The Wright Brothers

The likeliest “flying field,” they concluded after some investigation, was a peaceful cow pasture of approximately eighty-four acres eight miles northeast of town called Huffman Prairie. For years a popular science teacher at the high school, William Werthner, had been bringing his students, including Orville and Katharine, on field trips there—outings Orville loved, which probably had something to do with the choice.

 

The setting was spacious and relatively private, yet nothing like Kitty Hawk, with its broad horizons, wind in abundance, and nearly total privacy. Here, the space to maneuver had clearly defined parameters. Barbed wire and trees lined the borders, and there were besides a number of trees within the pasture, including one fifty-foot honey locust covered with thorns.
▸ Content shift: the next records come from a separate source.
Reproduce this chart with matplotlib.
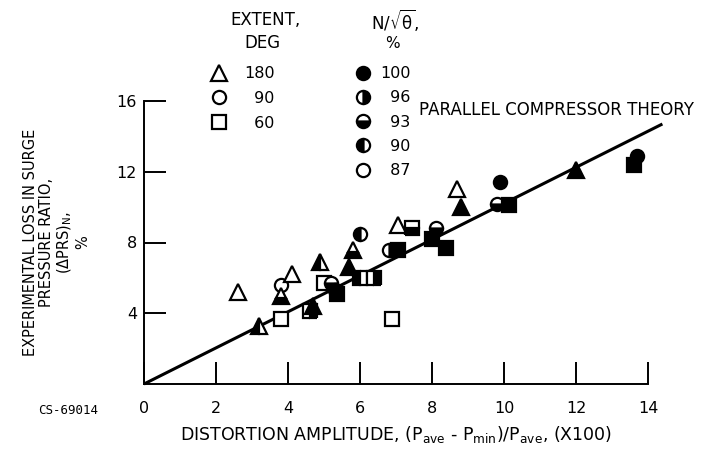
import matplotlib
matplotlib.use("Agg")
import matplotlib.pyplot as plt
from matplotlib.lines import Line2D

plt.rcParams['font.family'] = ['DejaVu Sans']
plt.rcParams['mathtext.fontset'] = 'dejavusans'

# distortion amplitude (x100) and loss in surge pressure ratio (%)
dist = [2.6, 3.2, 3.8, 3.8, 3.8, 4.1, 4.6, 4.7, 4.9, 5.0, 5.2, 5.3,
        5.35, 5.7, 5.8, 6.0, 6.0, 6.4, 6.9, 6.8, 7.05, 7.05, 7.45, 8.1,
        8.0, 8.4, 8.7, 8.8, 9.9, 9.8, 10.15, 12.0, 13.7, 13.6]
loss = [5.2, 3.3, 5.6, 5.0, 3.7, 6.2, 4.1, 4.4, 6.9, 5.7, 5.7, 5.3,
        5.1, 6.6, 7.6, 8.5, 6.0, 6.0, 3.7, 7.6, 7.6, 9.0, 8.8, 8.8,
        8.2, 7.7, 11.0, 10.0, 11.4, 10.2, 10.1, 12.1, 12.9, 12.4]
# circumferential extent of distortion, deg
extent = [180, 180, 90, 180, 60, 180, 60, 180, 180, 60, 90, 90,
          60, 180, 180, 90, 60, 60, 60, 90, 60, 180, 60, 90,
          60, 60, 180, 180, 90, 90, 60, 180, 90, 60]
# corrected speed N/sqrt(theta), %
speed = [87, 90, 87, 93, 87, 87, 96, 100, 90, 87, 93, 100,
         100, 100, 93, 90, 90, 96, 87, 96, 100, 87, 93, 93,
         100, 100, 87, 100, 100, 93, 100, 100, 100, 100]

theory_x = [0, 14.4]
theory_y = [0, 14.7]

extent_levels = [180, 90, 60]
speed_levels = [100, 96, 93, 90, 87]

shape = {180: '^', 90: 'o', 60: 's'}
fill = {100: 'full', 96: 'right', 93: 'bottom', 90: 'left', 87: 'none'}


def marker_style(ext, spd, size=9.5):
    fs = fill[spd]
    style = dict(marker=shape[ext], ls='none', ms=size, mew=1.6,
                 mec='black', mfc='black', mfcalt='white')
    if fs == 'none':
        style.update(mfc='white', fillstyle='full')
    else:
        style.update(fillstyle=fs)
    if ext == 180:
        style['ms'] = size + 1.5
    return style


def fig_xy(px, py):
    return px / 704, 1 - py / 449


fig = plt.figure(figsize=(7.04, 4.49), dpi=100)
ax = fig.add_axes([144 / 704, 65 / 449, 504 / 704, 283 / 449])

ax.plot(theory_x, theory_y, color='black', lw=2.2, zorder=2,
        solid_capstyle='butt', clip_on=False)
for x, y, e, s in zip(dist, loss, extent, speed):
    ax.plot([x], [y], zorder=3, clip_on=False, **marker_style(e, s))

ax.set_xlim(0, 14)
ax.set_ylim(0, 16)
ax.set_xticks([0, 2, 4, 6, 8, 10, 12, 14])
ax.set_yticks([4, 8, 12, 16])
for side in ['top', 'right']:
    ax.spines[side].set_visible(False)
for side in ['left', 'bottom']:
    ax.spines[side].set_linewidth(1.4)
ax.tick_params(axis='x', direction='in', length=16, width=1.4, pad=12, labelsize=11.5)
ax.tick_params(axis='y', direction='in', length=16, width=1.4, pad=5, labelsize=11.5)

ax.set_xlabel(r'DISTORTION AMPLITUDE, (P$_{\rm ave}$ - P$_{\rm min}$)/P$_{\rm ave}$, (X100)',
              fontsize=12.5)
ax.xaxis.set_label_coords(0.5, -0.14)
ax.set_ylabel('EXPERIMENTAL LOSS IN SURGE\nPRESSURE RATIO,\n(\u0394PRS)$_{\\rm N}$,\n%',
              fontsize=10.5, linespacing=1.1, ha='center', va='center',
              multialignment='center')
ax.yaxis.set_label_coords(-0.173, 0.5)

fig.text(*fig_xy(419, 110), 'PARALLEL COMPRESSOR THEORY', fontsize=12,
         ha='left', va='center')
fig.text(*fig_xy(68, 410), 'CS-69014', fontsize=9, family='DejaVu Sans Mono',
         ha='center', va='center')

# key headers
fig.text(*fig_xy(265, 20), 'EXTENT,', fontsize=12, ha='center', va='center')
fig.text(*fig_xy(262, 43), 'DEG', fontsize=12, ha='center', va='center')
fig.text(*fig_xy(395, 20), r'N/$\sqrt{\mathrm{\theta}}$,', fontsize=12, ha='center', va='center')
fig.text(*fig_xy(392, 43), '%', fontsize=11, ha='center', va='center')

# key for extent (marker shape)
pad = '\u2007'
h1 = [Line2D([], [], **marker_style(e, 87)) for e in extent_levels]
lab1 = [str(e).rjust(3, pad) for e in extent_levels]
leg1 = ax.legend(h1, lab1, loc='upper left',
                 bbox_to_anchor=fig_xy(198, 55), bbox_transform=fig.transFigure,
                 frameon=False, fontsize=11.5, handlelength=1.2,
                 handletextpad=1.0, labelspacing=0.62, borderpad=0.2)
ax.add_artist(leg1)

# key for corrected speed (marker fill)
h2 = [Line2D([], [], **marker_style(90, s)) for s in speed_levels]
lab2 = [str(s).rjust(3, pad) for s in speed_levels]
ax.legend(h2, lab2, loc='upper left',
          bbox_to_anchor=fig_xy(342, 55), bbox_transform=fig.transFigure,
          frameon=False, fontsize=11.5, handlelength=1.2,
          handletextpad=0.5, labelspacing=0.58, borderpad=0.2)

fig.savefig('out.png', dpi=100)
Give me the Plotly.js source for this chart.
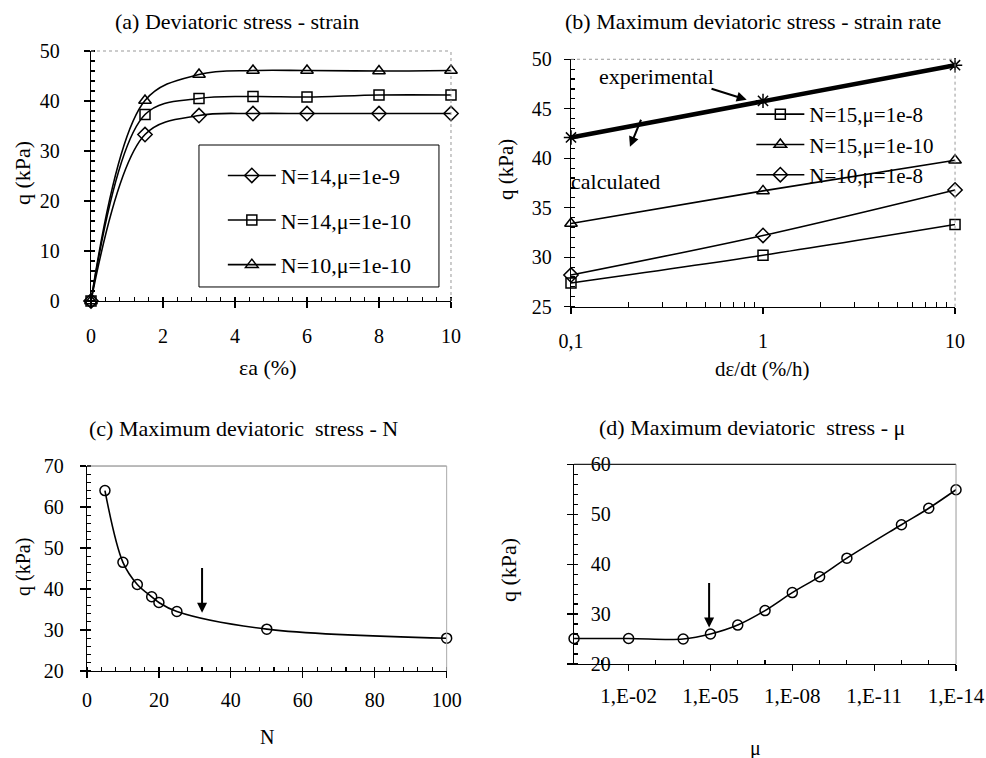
<!DOCTYPE html>
<html>
<head>
<meta charset="utf-8">
<script src="https://cdn.plot.ly/plotly-3.0.1.min.js"></script>
<style>html,body{margin:0;padding:0;background:#fff;}#chart{width:986px;height:758px;}</style>
</head>
<body>
<div id="chart"></div>
<script>
// (a) Deviatoric stress - strain
const strainX = [0, 1.5, 3, 4.5, 6, 8, 10];
const qN14mu9 = [0, 33.3, 37.1, 37.5, 37.5, 37.5, 37.5];
const qN14mu10 = [0, 37.3, 40.5, 40.9, 40.8, 41.2, 41.2];
const qN10mu10 = [0, 40.1, 45.3, 46.1, 46.1, 46.0, 46.1];
const namesA = ['N=14,\u03bc=1e-9', 'N=14,\u03bc=1e-10', 'N=10,\u03bc=1e-10'];

// (b) Maximum deviatoric stress - strain rate
const rateX = [0.1, 1, 10];
const rateTickText = ['0,1', '1', '10'];
const qExp = [42.1, 45.8, 49.4];
const qN15mu8 = [27.4, 30.2, 33.3];
const qN15mu10 = [33.4, 36.7, 39.8];
const qN10mu8 = [28.2, 32.2, 36.8];
const namesB = ['N=15,\u03bc=1e-8', 'N=15,\u03bc=1e-10', 'N=10,\u03bc=1e-8'];

// (c) Maximum deviatoric stress - N
const nVals = [5, 10, 14, 18, 20, 25, 50, 100];
const qByN = [64.0, 46.5, 41.1, 38.1, 36.7, 34.5, 30.2, 28.0];

// (d) Maximum deviatoric stress - mu
const muVals = [1, 1e-2, 1e-4, 1e-5, 1e-6, 1e-7, 1e-8, 1e-9, 1e-10, 1e-12, 1e-13, 1e-14];
const qByMu = [25.1, 25.1, 25.0, 26.0, 27.8, 30.7, 34.3, 37.5, 41.2, 47.9, 51.2, 54.9];
const muTickVals = [1e-2, 1e-5, 1e-8, 1e-11, 1e-14];
const muTickText = ['1,E-02', '1,E-05', '1,E-08', '1,E-11', '1,E-14'];

// minor tick positions for the log axes
const rateMinor = [];
[0.1, 1].forEach(d => { for (let k = 2; k <= 9; k++) rateMinor.push(k * d); });
const muMinor = [];
for (let e = 1; e <= 13; e++) { if (e % 3 !== 2) muMinor.push(Math.pow(10, -e)); }

const FONT = 'Liberation Serif';
const lineStyle = {color: '#000', width: 1.6, shape: 'spline', smoothing: 1};
const mk = (sym, size) => ({symbol: sym, size: size || 10, color: '#000', line: {color: '#000', width: 1.5}});

const traces = [
  {x: strainX, y: qN14mu9, name: namesA[0], mode: 'lines+markers', line: lineStyle, marker: mk('diamond-open', 11), xaxis: 'x', yaxis: 'y', legend: 'legend', legendgroup: 'a1', cliponaxis: false},
  {x: strainX, y: qN14mu10, name: namesA[1], mode: 'lines+markers', line: lineStyle, marker: mk('square-open', 10), xaxis: 'x', yaxis: 'y', legend: 'legend', legendgroup: 'a2', cliponaxis: false},
  {x: strainX, y: qN10mu10, name: namesA[2], mode: 'lines+markers', line: lineStyle, marker: mk('triangle-up-open', 11), xaxis: 'x', yaxis: 'y', legend: 'legend', legendgroup: 'a3', cliponaxis: false},

  {x: rateX, y: qExp, name: 'experimental', mode: 'lines+markers', line: {color: '#000', width: 4.5}, marker: mk('asterisk-open', 12), xaxis: 'x2', yaxis: 'y2', showlegend: false, cliponaxis: false},
  {x: rateX, y: qN15mu8, name: namesB[0], mode: 'lines+markers', line: lineStyle, marker: mk('square-open', 10), xaxis: 'x2', yaxis: 'y2', legend: 'legend2', cliponaxis: false},
  {x: rateX, y: qN15mu10, name: namesB[1], mode: 'lines+markers', line: lineStyle, marker: mk('triangle-up-open', 11), xaxis: 'x2', yaxis: 'y2', legend: 'legend2', cliponaxis: false},
  {x: rateX, y: qN10mu8, name: namesB[2], mode: 'lines+markers', line: lineStyle, marker: mk('diamond-open', 11), xaxis: 'x2', yaxis: 'y2', legend: 'legend2', cliponaxis: false},

  {x: nVals, y: qByN, mode: 'lines+markers', line: lineStyle, marker: mk('circle-open', 10), xaxis: 'x3', yaxis: 'y3', showlegend: false, cliponaxis: false},
  {x: muVals, y: qByMu, mode: 'lines+markers', line: lineStyle, marker: mk('circle-open', 10), xaxis: 'x4', yaxis: 'y4', showlegend: false, cliponaxis: false}
];

const tickFont = {family: FONT, size: 20, color: '#000'};
function axisBase(extra) {
  return Object.assign({
    showline: true, linecolor: '#000', linewidth: 1.2, showgrid: false, zeroline: false,
    ticks: 'outside', ticklen: 6, tickwidth: 1.2, tickcolor: '#000', tickfont: tickFont,
    fixedrange: true
  }, extra);
}
function ann(text, px, py, size, extra) {
  return Object.assign({text: text, xref: 'paper', yref: 'paper', x: px / 986, y: 1 - py / 758,
    xanchor: 'center', yanchor: 'middle', showarrow: false, font: {family: FONT, size: size, color: '#000'}}, extra || {});
}
const arrowStyle = {text: '', showarrow: true, arrowhead: 2, arrowsize: 1, arrowwidth: 2, arrowcolor: '#000'};

const layout = {
  width: 986, height: 758,
  margin: {l: 0, r: 0, t: 0, b: 0},
  paper_bgcolor: '#fff', plot_bgcolor: '#fff',
  font: {family: FONT, color: '#000'},
  xaxis: axisBase({domain: [0.0923, 0.4574], anchor: 'y', range: [0, 10], dtick: 2, ticklabelstandoff: 11,
    minor: {dtick: 0.4, ticks: 'inside', ticklen: 4, tickcolor: '#000'}}),
  yaxis: axisBase({domain: [0.6029, 0.9327], anchor: 'x', range: [0, 50], dtick: 10, ticklabelstandoff: 20,
    minor: {dtick: 2, ticks: 'inside', ticklen: 4, tickcolor: '#000'}}),
  xaxis2: axisBase({domain: [0.5791, 0.9686], anchor: 'y2', type: 'log', range: [-1, 1], tickvals: rateX, ticktext: rateTickText, ticklabelstandoff: 10,
    minor: {tickvals: rateMinor, ticks: 'inside', ticklen: 5, tickcolor: '#000'}}),
  yaxis2: axisBase({domain: [0.5954, 0.9218], anchor: 'x2', range: [25, 50], dtick: 5, ticklabelstandoff: 8,
    minor: {dtick: 1, ticks: 'inside', ticklen: 4, tickcolor: '#000'}}),
  xaxis3: axisBase({domain: [0.0882, 0.4530], anchor: 'y3', range: [0, 100], dtick: 20, ticklabelstandoff: 5,
    minor: {dtick: 4, ticks: 'inside', ticklen: 4, tickcolor: '#000'}}),
  yaxis3: axisBase({domain: [0.1148, 0.3852], anchor: 'x3', range: [20, 70], dtick: 10, ticklabelstandoff: 12,
    minor: {dtick: 2, ticks: 'inside', ticklen: 4, tickcolor: '#000'}}),
  xaxis4: axisBase({domain: [0.5822, 0.9696], anchor: 'y4', type: 'log', range: [0, -14], tickvals: muTickVals, ticktext: muTickText, ticklabelstandoff: 7,
    tickfont: {family: FONT, size: 21, color: '#000'},
    minor: {tickvals: muMinor, ticks: 'inside', ticklen: 4, tickcolor: '#000'}}),
  yaxis4: axisBase({domain: [0.1240, 0.3875], anchor: 'x4', range: [20, 60], dtick: 10, ticklabelstandoff: -48,
    minor: {dtick: 2, ticks: 'inside', ticklen: 4, tickcolor: '#000'}}),
  legend: {x: 0.226, y: 0.796, xanchor: 'left', yanchor: 'top', bgcolor: 'rgba(0,0,0,0)', borderwidth: 0,
    font: {family: FONT, size: 22, color: '#000'}, tracegroupgap: 13, itemwidth: 48},
  legend2: {x: 0.762, y: 0.876, xanchor: 'left', yanchor: 'top', bgcolor: 'rgba(0,0,0,0)', borderwidth: 0,
    font: {family: FONT, size: 21, color: '#000'}, tracegroupgap: 0, itemwidth: 48},
  shapes: [
    // legend box in (a)
    {type: 'rect', xref: 'paper', yref: 'paper', x0: 0.2018, x1: 0.4452, y0: 0.6214, y1: 0.8087, line: {color: '#000', width: 1}},
    // top/right frames
    {type: 'line', xref: 'x domain', yref: 'y domain', x0: 0, x1: 1, y0: 1, y1: 1, line: {color: '#999', width: 1, dash: 'dot'}},
    {type: 'line', xref: 'x domain', yref: 'y domain', x0: 1, x1: 1, y0: 0, y1: 1, line: {color: '#999', width: 1, dash: 'dot'}},
    {type: 'line', xref: 'x2 domain', yref: 'y2 domain', x0: 0, x1: 1, y0: 1, y1: 1, line: {color: '#999', width: 1, dash: 'dot'}},
    {type: 'line', xref: 'x2 domain', yref: 'y2 domain', x0: 1, x1: 1, y0: 0, y1: 1, line: {color: '#999', width: 1, dash: 'dot'}},
    {type: 'line', xref: 'x3 domain', yref: 'y3 domain', x0: 0, x1: 1, y0: 1, y1: 1, line: {color: '#777', width: 1}},
    {type: 'line', xref: 'x3 domain', yref: 'y3 domain', x0: 1, x1: 1, y0: 0, y1: 1, line: {color: '#aaa', width: 1}},
    {type: 'line', xref: 'x4 domain', yref: 'y4 domain', x0: 0, x1: 1, y0: 1, y1: 1, line: {color: '#222', width: 1.2}},
    {type: 'line', xref: 'x4 domain', yref: 'y4 domain', x0: 1, x1: 1, y0: 0, y1: 1, line: {color: '#999', width: 1}}
  ],
  annotations: [
    // panel titles
    ann('(a) Deviatoric stress - strain', 237, 22, 22),
    ann('(b) Maximum deviatoric stress - strain rate', 753, 21, 22),
    ann('(c) Maximum deviatoric  stress - N', 243, 428, 22),
    ann('(d) Maximum deviatoric  stress - \u03bc', 752, 427, 22),
    // axis titles
    ann('\u03b5a (%)', 267, 368, 22),
    ann('q (kPa)', 22, 173, 22, {textangle: -90}),
    ann('d\u03b5/dt (%/h)', 762, 369, 21),
    ann('q (kPa)', 506, 170, 21, {textangle: -90}),
    ann('N', 267, 737, 20),
    ann('q (kPa)', 23, 567, 20, {textangle: -90}),
    ann('\u03bc', 755, 748, 20),
    ann('q (kPa)', 508, 570, 22, {textangle: -90}),
    // (b) text labels and arrows
    {text: 'experimental', xref: 'x2', yref: 'y2', x: -0.554, y: 48.24, xanchor: 'center', yanchor: 'middle', showarrow: false, font: {family: FONT, size: 22, color: '#000'}},
    {text: 'calculated', xref: 'x2', yref: 'y2', x: -0.767, y: 37.64, xanchor: 'center', yanchor: 'middle', showarrow: false, font: {family: FONT, size: 22, color: '#000'}},
    Object.assign({xref: 'x2', yref: 'y2', x: -0.085, y: 45.9, axref: 'x2', ayref: 'y2', ax: -0.276, ay: 47.07}, arrowStyle),
    Object.assign({xref: 'x2', yref: 'y2', x: -0.693, y: 41.17, axref: 'x2', ayref: 'y2', ax: -0.632, ay: 44.04}, arrowStyle),
    // (c) arrow
    Object.assign({xref: 'x3', yref: 'y3', x: 32, y: 34.2, axref: 'x3', ayref: 'y3', ax: 32, ay: 45.5}, arrowStyle),
    // (d) arrow
    Object.assign({xref: 'x4', yref: 'y4', x: -4.95, y: 27.3, axref: 'x4', ayref: 'y4', ax: -4.95, ay: 36.5}, arrowStyle)
  ]
};

Plotly.newPlot('chart', traces, layout, {staticPlot: true, displayModeBar: false});
</script>
</body>
</html>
The field itself, as Wilbur said, was so full of groundhog hummocks it might have been a prairie dog town. In addition the electric interurban trolley line from Dayton to Columbus skirted one side of the property and so could provide passengers on board ample view of whatever might be going on.

 

The work to be done here, the brothers knew, could well be the final, critical stage in the maturation of their whole idea. Here they would have to learn to do far more than what they had at Kitty Hawk. They must master the art of launching themselves safely into the air, of banking and turning a motor-propelled machine, and landing safely. Therefore, Wilbur stressed, they would have to learn to accommodate themselves to circumstances.

 

If space was limited, then all the more need to learn to make controlled turns. If the interurban trolley meant daily public exposure, it would also provide ready, inexpensive transportation—a ride of forty minutes for a 5-cent fare—to and from town, and with a handy stop known as Simms Station at the edge of the field. They also knew the trolley’s schedule, so if need be they had merely to time their flights to those hours when no one would be passing by.

 

The pasture belonged to Torrence Huffman, president of Dayton’s Fourth National Bank, whom the Wrights knew. When they inquired if they might rent it for their use, he said there would be no charge, so long as they moved the cows and horses outside the fence before flying their machine. While he liked the brothers well enough, Huffman was among the many who had little faith in their project. “They’re fools,” he told the farmer who worked the adjoining land.

 

Meanwhile, in what time they had to themselves, the brothers were sawing and planing lumber for the ribs of the new machine and working with Charlie Taylor on the new motor.

 

Their nephew Milton, who as a boy was often hanging about the brothers, would one day write, “History was being made in their bicycle shop and in their home, but the making was so obscured by the commonplace that I did not recognize it until many years later.”

 

With the advance of the spring of 1904, Wilbur and Orville could be seen out in the grass at Huffman Prairie swinging scythes or working with shovels leveling off ground hog mounds. When it came to building a shed in which to assemble and store their new machine, they put it in a corner as far removed from the trolley stop as the field permitted.

 

Prior to their first test flight, lest anyone think them overly secretive, the brothers invited friends and neighbors to come and watch. The press would be welcome, too, but on the condition that no photographs be taken. Their concern centered on the chance of photographs being used to study those devices and control mechanisms of their own invention, which set their machine apart from others.

 

On May 23, a Monday, despite an early morning rain, some fifty spectators gathered at Huffman Prairie. Bishop Wright, Katharine, Lorin and family were all present, as were a dozen or more reporters. But there was too little wind, and the test flight had to be postponed. Motor or not, wind was still essential.

 

On Wednesday, when the crowd gathered again, rain caused another cancellation. The morning after, May 26, there was more rain. But then, during a brief lull in the afternoon, and with hardly any wind and signs of another storm about to break, the brothers decided to “make a start.” With Orville at the controls, Flyer II rose a mere 8 feet and came down at once, within seconds after leaving the starting track. Something had gone wrong with the motor.

 

It was hardly a premiere to stir excitement or silence the doubters. A few reporters, in an attempt to say something of interest, either praised the sturdiness of the machine or took liberties with the facts, such as to say the plane had gone 75 feet in the air. Bishop Wright, who had been watching with perhaps greater anticipation than anyone present, could only record in his diary, and accurately, that Orville had flown all of 25 feet.